I would rather descenders weren't subsumed by the line either, but interrupting the element itself instead seems like as much as a problem as it is a solution.



I think this is a very reasonable criticism, particularly about words like “piggy”—no doubt typography is *ing hard.

Like is often the case with design, there are trade-offs. In this case I think the readability improvements to links with descenders outweighs the visual cue / scannability of links, particularly because I think links with more-descenders-than-non are not as common.

An interesting experiment might be to try to turn off the effect on words which fail some check (a high percentage of descender glyphs, for example). I created an issue on GitHub [1]—definitely something worth exploring. Thanks!

[1]: https://github.com/EagerIO/SmartUnderline/issues/1


I concur. I've been trained that seeing a break in the underline means I'm looking at a phrase or fragment broken into multiple links. Reading the whole page did nothing to break in my brain to the concept. I do not agree with Mr. Schwartz that this style will "[i]mprove the typography on your website."
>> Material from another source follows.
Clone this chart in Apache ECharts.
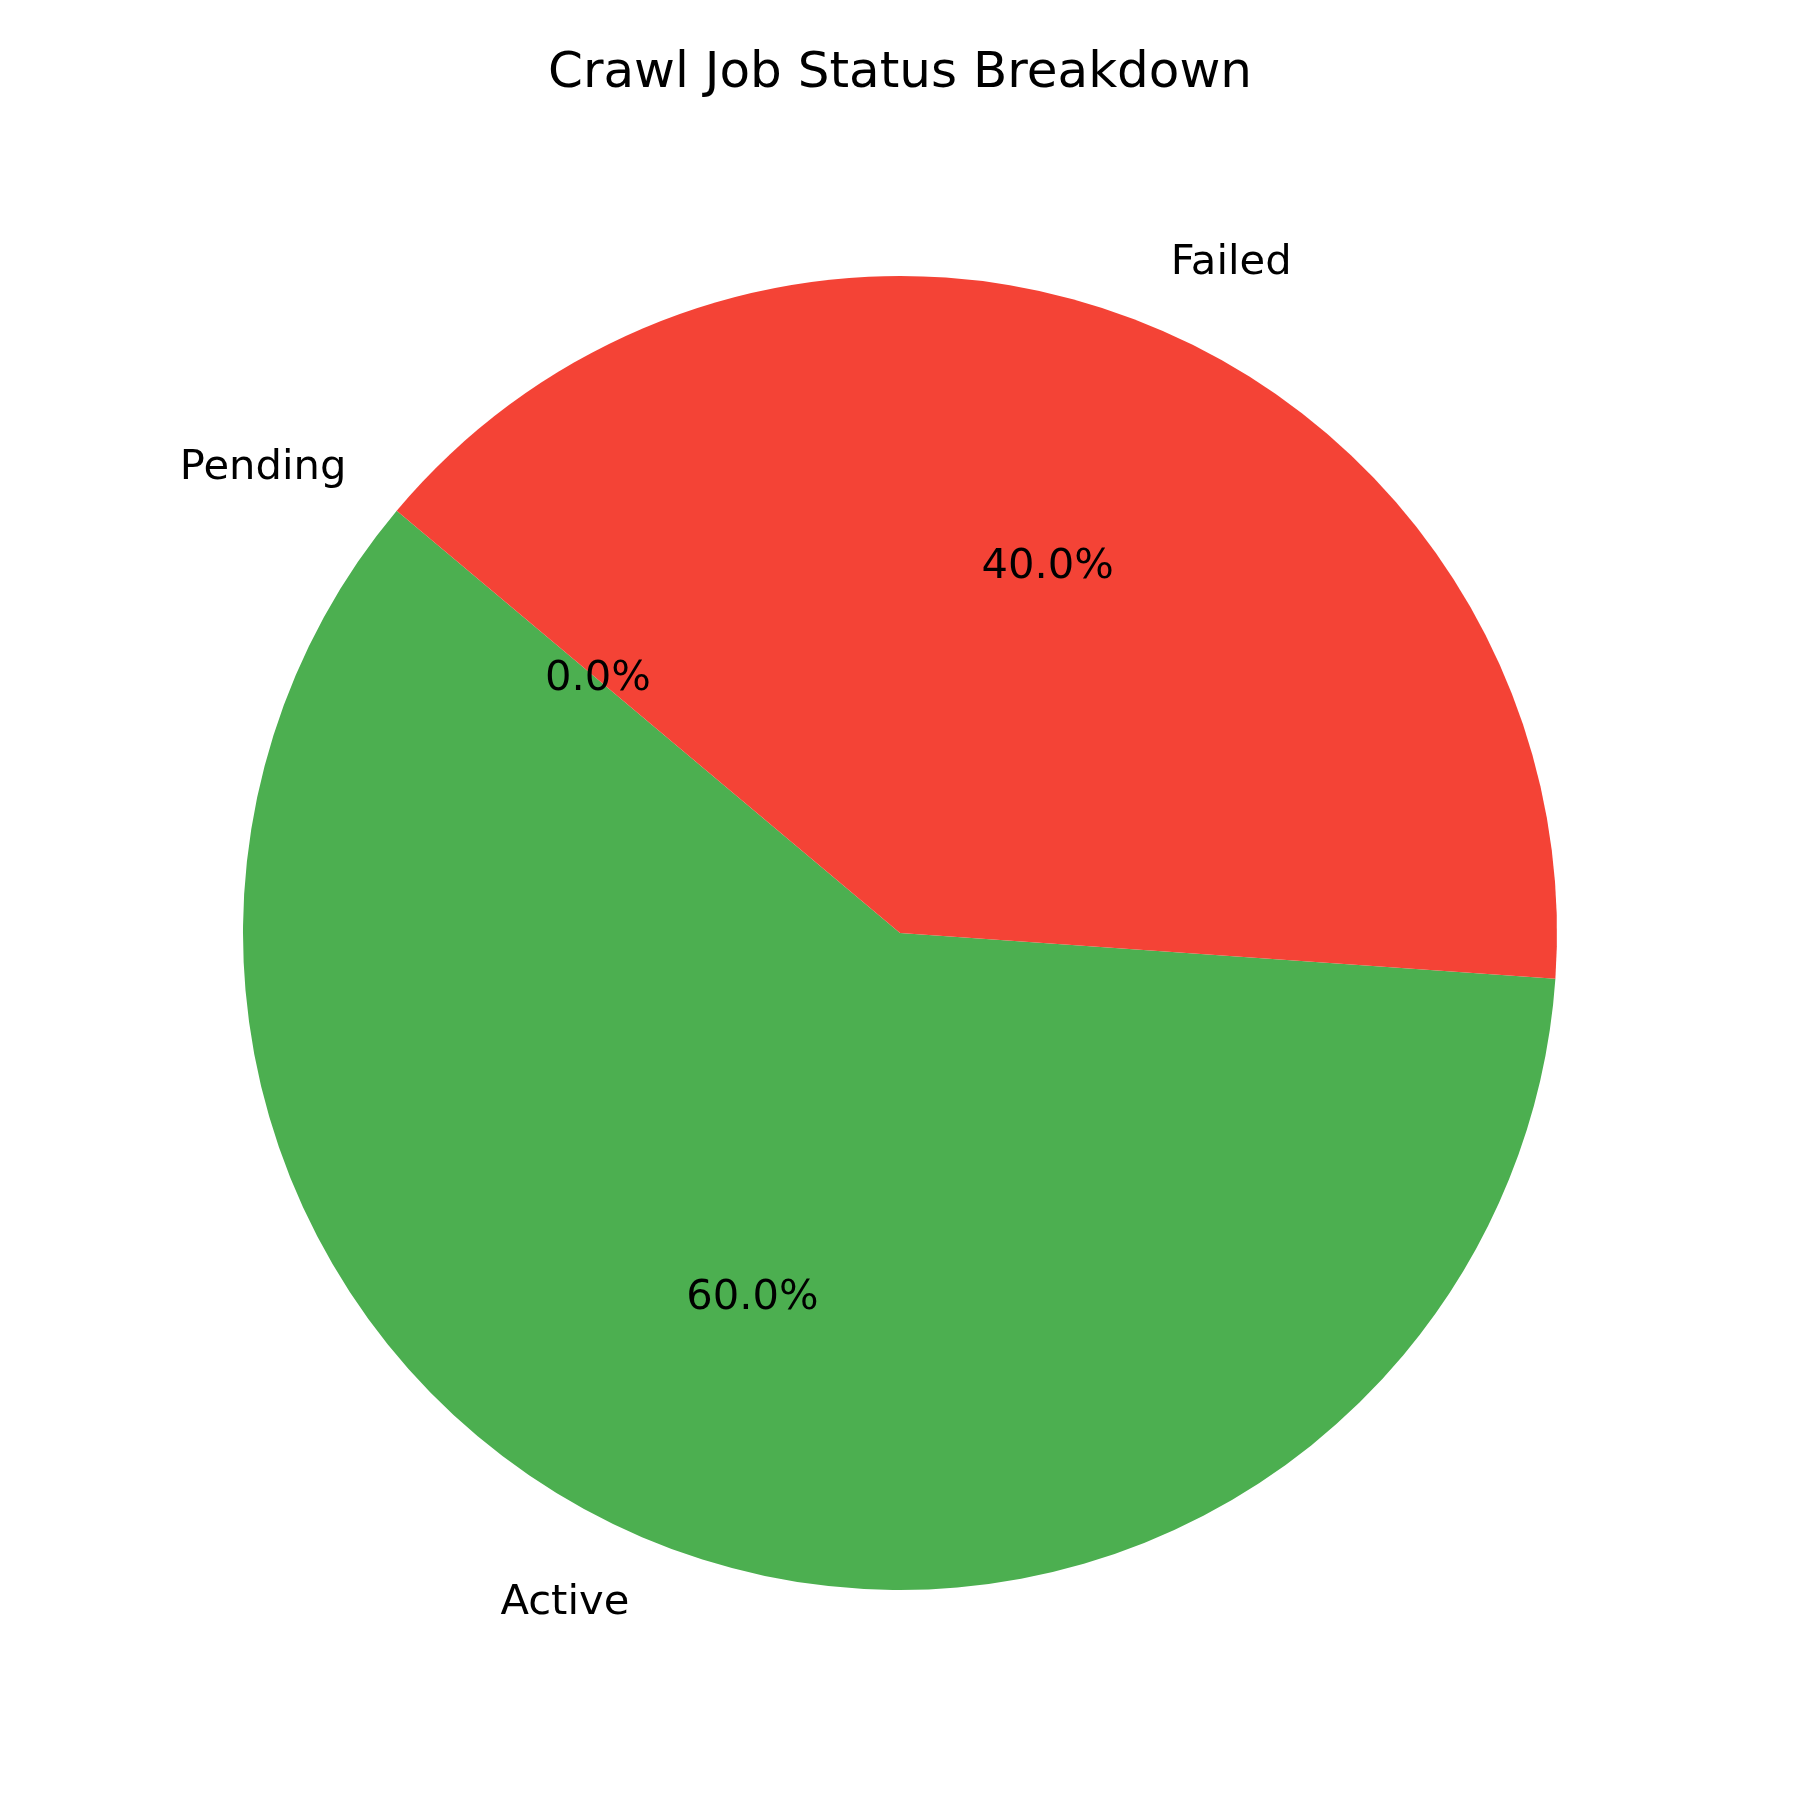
<!DOCTYPE html>
<html>
<head>
<meta charset="utf-8">
<script src="https://cdn.jsdelivr.net/npm/echarts@6/dist/echarts.min.js"></script>
<style>html,body{margin:0;padding:0;background:#fff;}#c{width:1800px;height:1800px;}</style>
</head>
<body>
<div id="c"></div>
<script>
const categories = ['Active', 'Failed', 'Pending'];
const values = [3, 2, 0];
const colors = ['#4CAF50', '#F44336', '#FFC107'];
const titleText = 'Crawl Job Status Breakdown';

const total = values.reduce((a, b) => a + b, 0);
const R = 657;
const font = 'DejaVu Sans';
const data = categories.map((c, i) => ({ name: c, value: values[i] }));

const chart = echarts.init(document.getElementById('c'), null, { renderer: 'canvas' });
chart.setOption({
  backgroundColor: '#ffffff',
  animation: false,
  color: colors,
  title: {
    text: titleText,
    left: 'center',
    top: 44,
    textStyle: { fontFamily: font, fontSize: 50, fontWeight: 'normal', color: '#000' }
  },
  series: [
    {
      type: 'pie',
      center: [900, 933],
      radius: [0, R],
      startAngle: 140,
      clockwise: false,
      avoidLabelOverlap: false,
      silent: true,
      itemStyle: { borderWidth: 0 },
      label: {
        show: true,
        position: 'outside',
        formatter: '{b}',
        fontFamily: font,
        fontSize: 41.67,
        color: '#000',
        distanceToLabelLine: 0
      },
      labelLine: { show: false, length: R * 0.1, length2: 0 },
      data: data
    },
    {
      type: 'pie',
      center: [900, 933],
      radius: [0, R * 1.2 - 6],
      startAngle: 140,
      clockwise: false,
      avoidLabelOverlap: false,
      silent: true,
      itemStyle: { color: 'rgba(0,0,0,0)', borderWidth: 0 },
      label: {
        show: true,
        position: 'inside',
        formatter: (p) => (p.value / total * 100).toFixed(1) + '%',
        fontFamily: font,
        fontSize: 41.67,
        color: '#000'
      },
      labelLine: { show: false },
      data: data
    }
  ]
});
</script>
</body>
</html>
As an aside, I love Butterick's link style, what with the triangle and the background-changing color hovers, but that's too complicated for a general audience--especially one reading on the newest touch-screen whatsit that can't show you the "◊Amazon" word is actually a link to Amazon until you accidentally tap it.

But that's a great style for reading long-form articles because your brain isn't constantly interrupting you to say, "Ah, please compulsively hover over that underlined text so I can see what website this insightful blogpost is referencing."


You can also see some dotting/dashing in the link on the page to the Butterick book.

I have a hunch using a faded color for the (possibly-then-thicker) underline would work better - the foreground descenders would retain distinction, without the noise of dotty/dashy line-ends.


Thanks for the suggestion. We’ll be taking a crack at descender-heavy links [1], so this may come in handy!